4 Investigates first examined the geofence issue in Albuquerque after an unsealed search warrant showed how the federal government tried to the Muslim murder investigation.
In that case, four Muslim men were killed in ambush attacks. Three of them died in just 10 days.
The FBI tried to access cell phone location data from phones at the mosque during the funeral because agents thought the killer may have been there.
That raised questions about the Fourth Amendment, which protects Americans from unreasonable government searches.
“This is really amazing news to me, because you brought this to light…” Abbas Akhil, former President of the Islamic Center of New Mexico said. “I’m appalled… [It’s] an egregious example of overreach and our rights to privacy.”
On Monday, the high court ruled 6-3 on the issue. Justice Elena Kagan wrote, “The Fourth Amendment must, as ever, protect against unjustified government intrusion on the privacy of the individual.”
Two years ago, University of New Mexico constitutional law professor Joshua Kastenberg said the issue needed a ruling from the nation’s highest court.

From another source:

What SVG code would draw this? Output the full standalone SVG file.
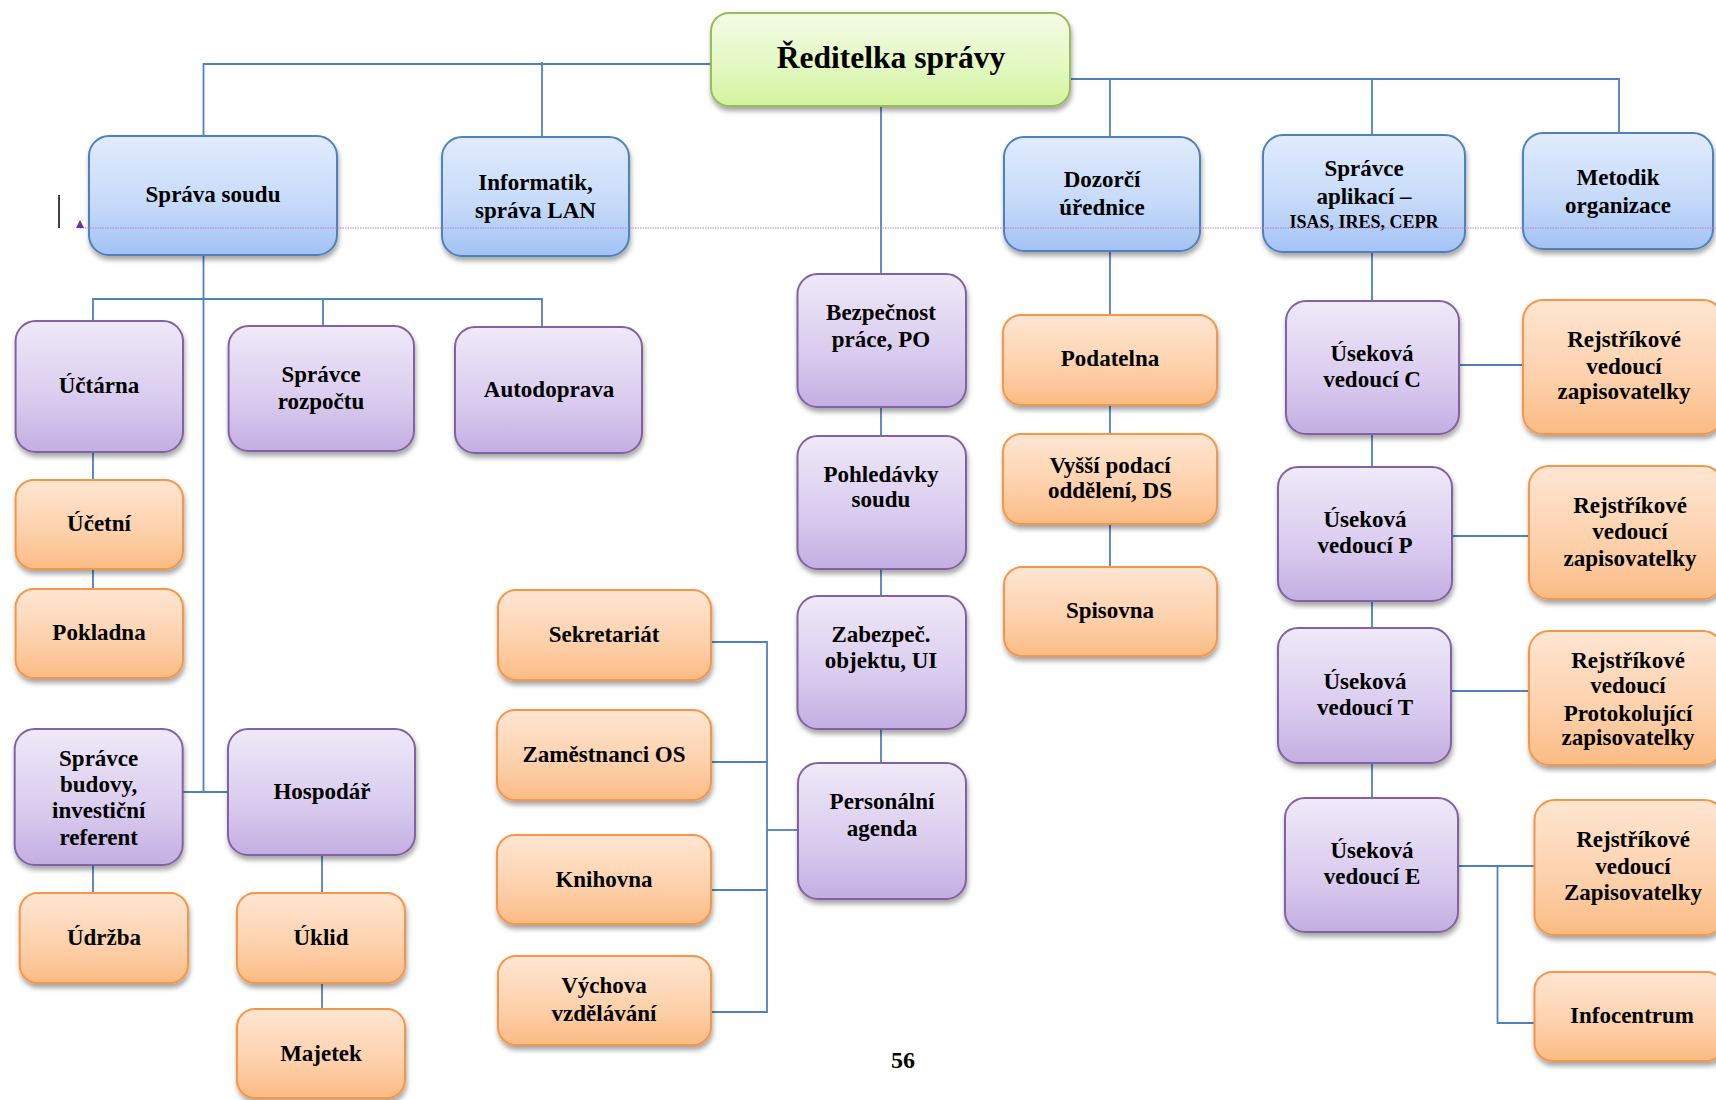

“I think New Mexicans, generally, should be happy with this decision. And the reason I say that is because much of our privacy laws are a generation behind where we live today,” Kastenberg said. “I look at this supreme court decision as a barrier, a safety zone against an overly intrusive government that often contracts with overly intrusive electronic organizations.”
Kastenberg said geofence searches likely will not disappear entirely because he expects them in national security cases, which follow different rules.
But in criminal civilian investigations, Kastenberg said wide, non-specific geofence searches are now largely unconstitutional.